Make an exact copy of the lines, leaving the pictures out.

[START OF DATA SEGMENT]

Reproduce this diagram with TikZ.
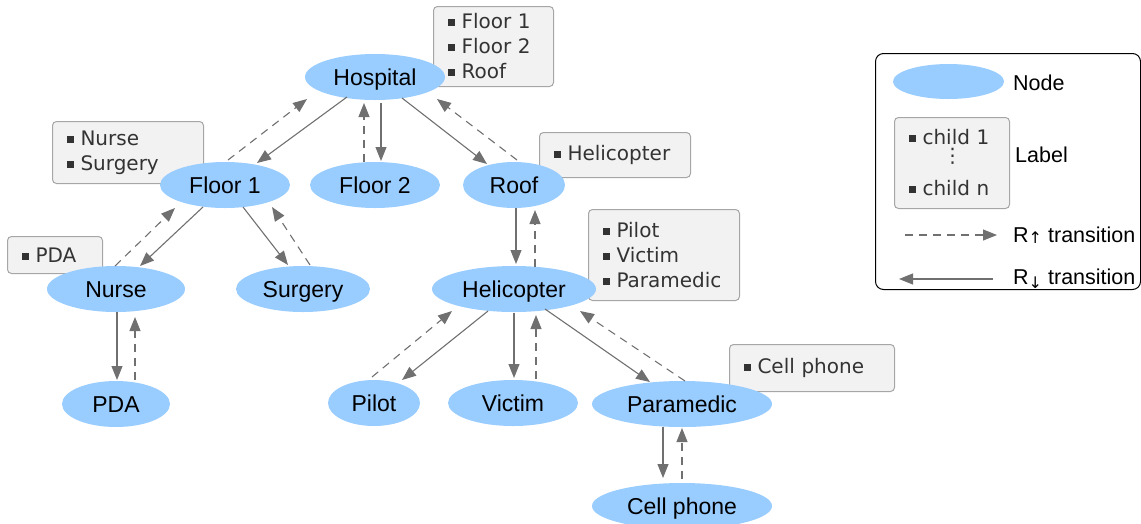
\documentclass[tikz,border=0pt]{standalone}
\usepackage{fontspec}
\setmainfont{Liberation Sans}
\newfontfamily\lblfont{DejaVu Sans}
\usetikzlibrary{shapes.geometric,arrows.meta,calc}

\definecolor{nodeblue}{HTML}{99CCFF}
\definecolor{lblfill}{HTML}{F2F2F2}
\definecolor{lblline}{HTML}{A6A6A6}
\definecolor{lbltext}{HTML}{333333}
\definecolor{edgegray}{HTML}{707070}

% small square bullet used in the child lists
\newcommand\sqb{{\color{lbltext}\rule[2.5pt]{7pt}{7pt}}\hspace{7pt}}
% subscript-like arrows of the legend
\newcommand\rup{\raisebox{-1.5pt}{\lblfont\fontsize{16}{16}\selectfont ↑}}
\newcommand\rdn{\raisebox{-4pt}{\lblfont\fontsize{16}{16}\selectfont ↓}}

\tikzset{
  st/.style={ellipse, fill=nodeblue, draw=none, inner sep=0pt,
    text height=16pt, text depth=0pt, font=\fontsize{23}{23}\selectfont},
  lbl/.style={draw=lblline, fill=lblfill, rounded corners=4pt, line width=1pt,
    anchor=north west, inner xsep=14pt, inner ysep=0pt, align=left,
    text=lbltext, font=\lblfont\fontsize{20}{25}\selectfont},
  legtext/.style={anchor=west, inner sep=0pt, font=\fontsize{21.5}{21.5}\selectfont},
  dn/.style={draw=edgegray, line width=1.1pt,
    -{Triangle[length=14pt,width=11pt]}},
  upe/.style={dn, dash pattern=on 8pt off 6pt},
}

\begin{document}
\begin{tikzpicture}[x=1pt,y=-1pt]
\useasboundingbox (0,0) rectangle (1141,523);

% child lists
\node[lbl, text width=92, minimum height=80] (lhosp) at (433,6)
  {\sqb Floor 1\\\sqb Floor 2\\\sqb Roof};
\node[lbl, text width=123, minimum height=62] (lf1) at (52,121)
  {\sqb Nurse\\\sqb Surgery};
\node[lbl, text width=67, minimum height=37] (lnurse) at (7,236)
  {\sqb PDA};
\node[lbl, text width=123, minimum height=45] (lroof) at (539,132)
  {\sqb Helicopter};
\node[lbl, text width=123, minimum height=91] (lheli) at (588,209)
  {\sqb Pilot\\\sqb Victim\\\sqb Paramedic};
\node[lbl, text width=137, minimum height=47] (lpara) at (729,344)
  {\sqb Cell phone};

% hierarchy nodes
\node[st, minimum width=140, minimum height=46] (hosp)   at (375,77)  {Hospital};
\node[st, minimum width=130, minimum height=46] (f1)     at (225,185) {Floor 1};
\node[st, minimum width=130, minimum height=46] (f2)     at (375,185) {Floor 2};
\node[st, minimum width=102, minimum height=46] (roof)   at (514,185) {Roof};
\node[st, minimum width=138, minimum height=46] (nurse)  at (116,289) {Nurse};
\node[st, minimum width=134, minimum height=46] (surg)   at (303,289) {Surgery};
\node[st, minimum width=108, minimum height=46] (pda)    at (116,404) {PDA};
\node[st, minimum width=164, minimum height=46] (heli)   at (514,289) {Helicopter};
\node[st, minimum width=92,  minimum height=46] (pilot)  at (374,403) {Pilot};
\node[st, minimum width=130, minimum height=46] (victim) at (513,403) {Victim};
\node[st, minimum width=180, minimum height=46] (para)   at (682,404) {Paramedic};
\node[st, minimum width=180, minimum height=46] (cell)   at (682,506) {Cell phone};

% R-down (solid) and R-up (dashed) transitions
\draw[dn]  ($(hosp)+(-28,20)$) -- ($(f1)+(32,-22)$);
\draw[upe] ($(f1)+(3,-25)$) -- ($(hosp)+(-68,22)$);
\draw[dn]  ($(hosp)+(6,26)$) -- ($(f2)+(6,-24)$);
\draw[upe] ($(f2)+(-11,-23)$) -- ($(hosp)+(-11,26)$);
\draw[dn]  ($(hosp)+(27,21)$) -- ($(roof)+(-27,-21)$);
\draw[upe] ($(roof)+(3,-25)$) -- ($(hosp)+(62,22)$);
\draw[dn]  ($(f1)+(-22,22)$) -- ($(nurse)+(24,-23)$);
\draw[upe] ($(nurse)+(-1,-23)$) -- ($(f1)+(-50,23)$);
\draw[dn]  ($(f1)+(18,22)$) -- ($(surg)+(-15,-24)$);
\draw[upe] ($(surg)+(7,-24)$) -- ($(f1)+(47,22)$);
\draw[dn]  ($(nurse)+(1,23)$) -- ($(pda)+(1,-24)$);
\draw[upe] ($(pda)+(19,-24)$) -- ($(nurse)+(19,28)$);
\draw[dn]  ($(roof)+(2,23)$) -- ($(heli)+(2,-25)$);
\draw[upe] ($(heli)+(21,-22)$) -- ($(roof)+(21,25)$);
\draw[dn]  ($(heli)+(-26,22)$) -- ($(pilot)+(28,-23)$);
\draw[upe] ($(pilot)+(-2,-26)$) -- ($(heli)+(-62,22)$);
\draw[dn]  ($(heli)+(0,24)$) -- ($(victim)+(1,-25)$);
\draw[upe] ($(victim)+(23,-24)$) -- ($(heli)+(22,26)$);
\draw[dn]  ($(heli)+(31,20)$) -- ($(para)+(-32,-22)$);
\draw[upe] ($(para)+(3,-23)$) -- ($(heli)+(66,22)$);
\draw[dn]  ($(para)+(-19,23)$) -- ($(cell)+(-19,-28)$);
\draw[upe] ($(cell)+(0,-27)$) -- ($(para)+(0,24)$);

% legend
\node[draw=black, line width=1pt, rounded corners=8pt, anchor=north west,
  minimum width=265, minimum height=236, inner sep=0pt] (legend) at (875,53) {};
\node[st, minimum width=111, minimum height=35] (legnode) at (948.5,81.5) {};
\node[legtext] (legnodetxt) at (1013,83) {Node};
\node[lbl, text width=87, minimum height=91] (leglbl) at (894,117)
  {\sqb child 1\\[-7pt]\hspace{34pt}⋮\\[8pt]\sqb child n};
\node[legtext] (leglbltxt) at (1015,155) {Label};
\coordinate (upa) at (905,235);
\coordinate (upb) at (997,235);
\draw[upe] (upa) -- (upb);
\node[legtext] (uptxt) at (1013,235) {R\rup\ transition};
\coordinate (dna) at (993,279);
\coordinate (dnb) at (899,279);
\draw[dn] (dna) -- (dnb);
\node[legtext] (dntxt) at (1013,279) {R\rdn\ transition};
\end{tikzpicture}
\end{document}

[END OF DATA SEGMENT]

■ THE RESULT
Reproduce this diagram with TikZ.
\documentclass[tikz,border=0pt]{standalone}
\usepackage{fontspec}
\setmainfont{Liberation Sans}
\newfontfamily\lblfont{DejaVu Sans}
\usetikzlibrary{shapes.geometric,arrows.meta,calc}

\definecolor{nodeblue}{HTML}{99CCFF}
\definecolor{lblfill}{HTML}{F2F2F2}
\definecolor{lblline}{HTML}{A6A6A6}
\definecolor{lbltext}{HTML}{333333}
\definecolor{edgegray}{HTML}{707070}

% small square bullet used in the child lists
\newcommand\sqb{{\color{lbltext}\rule[2.5pt]{7pt}{7pt}}\hspace{7pt}}
% subscript-like arrows of the legend
\newcommand\rup{\raisebox{-1.5pt}{\lblfont\fontsize{16}{16}\selectfont ↑}}
\newcommand\rdn{\raisebox{-4pt}{\lblfont\fontsize{16}{16}\selectfont ↓}}

\tikzset{
  st/.style={ellipse, fill=nodeblue, draw=none, inner sep=0pt,
    text height=16pt, text depth=0pt, font=\fontsize{23}{23}\selectfont},
  lbl/.style={draw=lblline, fill=lblfill, rounded corners=4pt, line width=1pt,
    anchor=north west, inner xsep=14pt, inner ysep=0pt, align=left,
    text=lbltext, font=\lblfont\fontsize{20}{25}\selectfont},
  legtext/.style={anchor=west, inner sep=0pt, font=\fontsize{21.5}{21.5}\selectfont},
  dn/.style={draw=edgegray, line width=1.1pt,
    -{Triangle[length=14pt,width=11pt]}},
  upe/.style={dn, dash pattern=on 8pt off 6pt},
}

\begin{document}
\begin{tikzpicture}[x=1pt,y=-1pt]
\useasboundingbox (0,0) rectangle (1141,523);

% child lists
\node[lbl, text width=92, minimum height=80] (lhosp) at (433,6)
  {\sqb Floor 1\\\sqb Floor 2\\\sqb Roof};
\node[lbl, text width=123, minimum height=62] (lf1) at (52,121)
  {\sqb Nurse\\\sqb Surgery};
\node[lbl, text width=67, minimum height=37] (lnurse) at (7,236)
  {\sqb PDA};
\node[lbl, text width=123, minimum height=45] (lroof) at (539,132)
  {\sqb Helicopter};
\node[lbl, text width=123, minimum height=91] (lheli) at (588,209)
  {\sqb Pilot\\\sqb Victim\\\sqb Paramedic};
\node[lbl, text width=137, minimum height=47] (lpara) at (729,344)
  {\sqb Cell phone};

% hierarchy nodes
\node[st, minimum width=140, minimum height=46] (hosp)   at (375,77)  {Hospital};
\node[st, minimum width=130, minimum height=46] (f1)     at (225,185) {Floor 1};
\node[st, minimum width=130, minimum height=46] (f2)     at (375,185) {Floor 2};
\node[st, minimum width=102, minimum height=46] (roof)   at (514,185) {Roof};
\node[st, minimum width=138, minimum height=46] (nurse)  at (116,289) {Nurse};
\node[st, minimum width=134, minimum height=46] (surg)   at (303,289) {Surgery};
\node[st, minimum width=108, minimum height=46] (pda)    at (116,404) {PDA};
\node[st, minimum width=164, minimum height=46] (heli)   at (514,289) {Helicopter};
\node[st, minimum width=92,  minimum height=46] (pilot)  at (374,403) {Pilot};
\node[st, minimum width=130, minimum height=46] (victim) at (513,403) {Victim};
\node[st, minimum width=180, minimum height=46] (para)   at (682,404) {Paramedic};
\node[st, minimum width=180, minimum height=46] (cell)   at (682,506) {Cell phone};

% R-down (solid) and R-up (dashed) transitions
\draw[dn]  ($(hosp)+(-28,20)$) -- ($(f1)+(32,-22)$);
\draw[upe] ($(f1)+(3,-25)$) -- ($(hosp)+(-68,22)$);
\draw[dn]  ($(hosp)+(6,26)$) -- ($(f2)+(6,-24)$);
\draw[upe] ($(f2)+(-11,-23)$) -- ($(hosp)+(-11,26)$);
\draw[dn]  ($(hosp)+(27,21)$) -- ($(roof)+(-27,-21)$);
\draw[upe] ($(roof)+(3,-25)$) -- ($(hosp)+(62,22)$);
\draw[dn]  ($(f1)+(-22,22)$) -- ($(nurse)+(24,-23)$);
\draw[upe] ($(nurse)+(-1,-23)$) -- ($(f1)+(-50,23)$);
\draw[dn]  ($(f1)+(18,22)$) -- ($(surg)+(-15,-24)$);
\draw[upe] ($(surg)+(7,-24)$) -- ($(f1)+(47,22)$);
\draw[dn]  ($(nurse)+(1,23)$) -- ($(pda)+(1,-24)$);
\draw[upe] ($(pda)+(19,-24)$) -- ($(nurse)+(19,28)$);
\draw[dn]  ($(roof)+(2,23)$) -- ($(heli)+(2,-25)$);
\draw[upe] ($(heli)+(21,-22)$) -- ($(roof)+(21,25)$);
\draw[dn]  ($(heli)+(-26,22)$) -- ($(pilot)+(28,-23)$);
\draw[upe] ($(pilot)+(-2,-26)$) -- ($(heli)+(-62,22)$);
\draw[dn]  ($(heli)+(0,24)$) -- ($(victim)+(1,-25)$);
\draw[upe] ($(victim)+(23,-24)$) -- ($(heli)+(22,26)$);
\draw[dn]  ($(heli)+(31,20)$) -- ($(para)+(-32,-22)$);
\draw[upe] ($(para)+(3,-23)$) -- ($(heli)+(66,22)$);
\draw[dn]  ($(para)+(-19,23)$) -- ($(cell)+(-19,-28)$);
\draw[upe] ($(cell)+(0,-27)$) -- ($(para)+(0,24)$);

% legend
\node[draw=black, line width=1pt, rounded corners=8pt, anchor=north west,
  minimum width=265, minimum height=236, inner sep=0pt] (legend) at (875,53) {};
\node[st, minimum width=111, minimum height=35] (legnode) at (948.5,81.5) {};
\node[legtext] (legnodetxt) at (1013,83) {Node};
\node[lbl, text width=87, minimum height=91] (leglbl) at (894,117)
  {\sqb child 1\\[-7pt]\hspace{34pt}⋮\\[8pt]\sqb child n};
\node[legtext] (leglbltxt) at (1015,155) {Label};
\coordinate (upa) at (905,235);
\coordinate (upb) at (997,235);
\draw[upe] (upa) -- (upb);
\node[legtext] (uptxt) at (1013,235) {R\rup\ transition};
\coordinate (dna) at (993,279);
\coordinate (dnb) at (899,279);
\draw[dn] (dna) -- (dnb);
\node[legtext] (dntxt) at (1013,279) {R\rdn\ transition};
\end{tikzpicture}
\end{document}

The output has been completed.